Writer, Ethnologist, and Oral Historian · 1901–1991

Who is Amadou Hampâté Bâ?

Amadou Hampâté Bâ was a Malian writer, historian, and ethnologist who became one of the twentieth century's foremost champions of African oral tradition. Born in Bandiagara in the Mopti region of French Sudan (present-day Mali), he was raised partly among Fulani (Peul) pastoral culture and later trained as a colonial civil servant before turning to research and writing. He spent decades collecting the oral histories, epics, and religious teachings of the Fulani, Bambara, and other West African peoples, working with French scholars and, from 1942, directing the Institut Français d'Afrique Noire's Bamako center for ethnological and linguistic research.

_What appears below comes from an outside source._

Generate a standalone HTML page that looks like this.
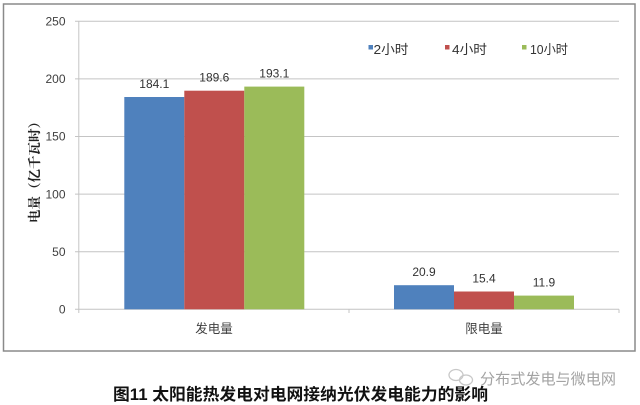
<!DOCTYPE html>
<html><head><meta charset="utf-8"><style>
html,body{margin:0;padding:0;background:#fff;}
svg{display:block;}
text{font-family:"Liberation Sans","Noto Sans CJK SC",sans-serif;}
</style></head><body>
<svg width="640" height="405" viewBox="0 0 640 405" xmlns="http://www.w3.org/2000/svg">
<rect x="0" y="0" width="640" height="405" fill="#fff"/>
<!-- frame -->
<rect x="3.5" y="4" width="631.5" height="347" fill="#fff" stroke="#8a8a8a" stroke-width="1.5"/>
<!-- gridlines -->
<g stroke="#c4c4c4" stroke-width="1">
<line x1="75" y1="21.3" x2="619" y2="21.3"/>
<line x1="75" y1="78.9" x2="619" y2="78.9"/>
<line x1="75" y1="136.5" x2="619" y2="136.5"/>
<line x1="75" y1="194.1" x2="619" y2="194.1"/>
<line x1="75" y1="251.7" x2="619" y2="251.7"/>
<line x1="75" y1="309.3" x2="619" y2="309.3"/>
<line x1="78.8" y1="21.3" x2="78.8" y2="313"/>
<line x1="349" y1="309.3" x2="349" y2="313"/>
<line x1="619" y1="309.3" x2="619" y2="313"/>
</g>
<!-- bars -->
<rect x="124.3" y="97.0" width="60" height="212.3" fill="#4F81BD"/>
<rect x="184.3" y="90.7" width="60" height="218.6" fill="#C0504D"/>
<rect x="244.3" y="86.6" width="60" height="222.7" fill="#9BBB59"/>
<rect x="394" y="285.2" width="60" height="24.1" fill="#4F81BD"/>
<rect x="454" y="291.5" width="60" height="17.8" fill="#C0504D"/>
<rect x="514" y="295.6" width="60" height="13.7" fill="#9BBB59"/>
<!-- data labels -->
<g font-size="12" fill="#333" text-anchor="middle">
<text x="154.3" y="88">184.1</text>
<text x="214.3" y="81.5">189.6</text>
<text x="274.3" y="77.5">193.1</text>
<text x="424" y="276">20.9</text>
<text x="484" y="282.5">15.4</text>
<text x="544" y="286.5">11.9</text>
</g>
<!-- y tick labels -->
<g font-size="12" fill="#404040" text-anchor="end">
<text x="65.5" y="25.5">250</text>
<text x="65.5" y="83.1">200</text>
<text x="65.5" y="140.7">150</text>
<text x="65.5" y="198.3">100</text>
<text x="65.5" y="255.9">50</text>
<text x="65.5" y="313.5">0</text>
</g>
<!-- y axis title -->
<text transform="translate(39,169) rotate(-90)" font-size="13" font-weight="bold" fill="#222" text-anchor="middle" textLength="108" lengthAdjust="spacingAndGlyphs" style="font-family:'Noto Serif CJK SC','Noto Sans CJK SC',serif">电量（亿千瓦时）</text>
<!-- category labels -->
<g font-size="12.5" fill="#404040" text-anchor="middle">
<text x="214" y="333">发电量</text>
<text x="484" y="333">限电量</text>
</g>
<!-- legend -->
<rect x="368.5" y="45" width="4.5" height="4.5" fill="#4F81BD"/>
<text x="373.5" y="54" font-size="13" fill="#333" textLength="35" lengthAdjust="spacingAndGlyphs">2小时</text>
<rect x="445" y="45" width="4.5" height="4.5" fill="#C0504D"/>
<text x="452" y="54" font-size="13" fill="#333" textLength="35" lengthAdjust="spacingAndGlyphs">4小时</text>
<rect x="522" y="45" width="4.5" height="4.5" fill="#9BBB59"/>
<text x="530" y="54" font-size="13" fill="#333" textLength="38" lengthAdjust="spacingAndGlyphs">10小时</text>
<!-- watermark -->
<g fill="none" stroke="#c8c8c8" stroke-width="1.3">
<ellipse cx="456" cy="375" rx="7" ry="5.5"/>
<ellipse cx="466" cy="380" rx="6.5" ry="5"/>
</g>
<text x="480" y="384" font-size="15" fill="#a3a3a3" textLength="136" lengthAdjust="spacingAndGlyphs">分布式发电与微电网</text>
<!-- caption -->
<text x="113" y="400" font-size="16.5" font-weight="bold" fill="#111" textLength="375" lengthAdjust="spacingAndGlyphs">图11 太阳能热发电对电网接纳光伏发电能力的影响</text>
</svg>
</body></html>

After Mali's independence, he served as the country's delegate to UNESCO, where in a 1960 address he argued for the preservation of African oral heritage, warning that the death of every elder without documentation was a form of irreplaceable cultural loss. He went on to publish influential works including the autobiographical Amkoullel, l'enfant peul (1991) and the novel L'Étrange Destin de Wangrin (1973), which won the Grand Prix Littéraire de l'Afrique Noire. Hampâté Bâ is widely credited with helping transform African oral tradition from a subject of colonial curiosity into a recognized field of serious scholarship, and his UNESCO advocacy contributed to later international efforts to safeguard intangible cultural heritage.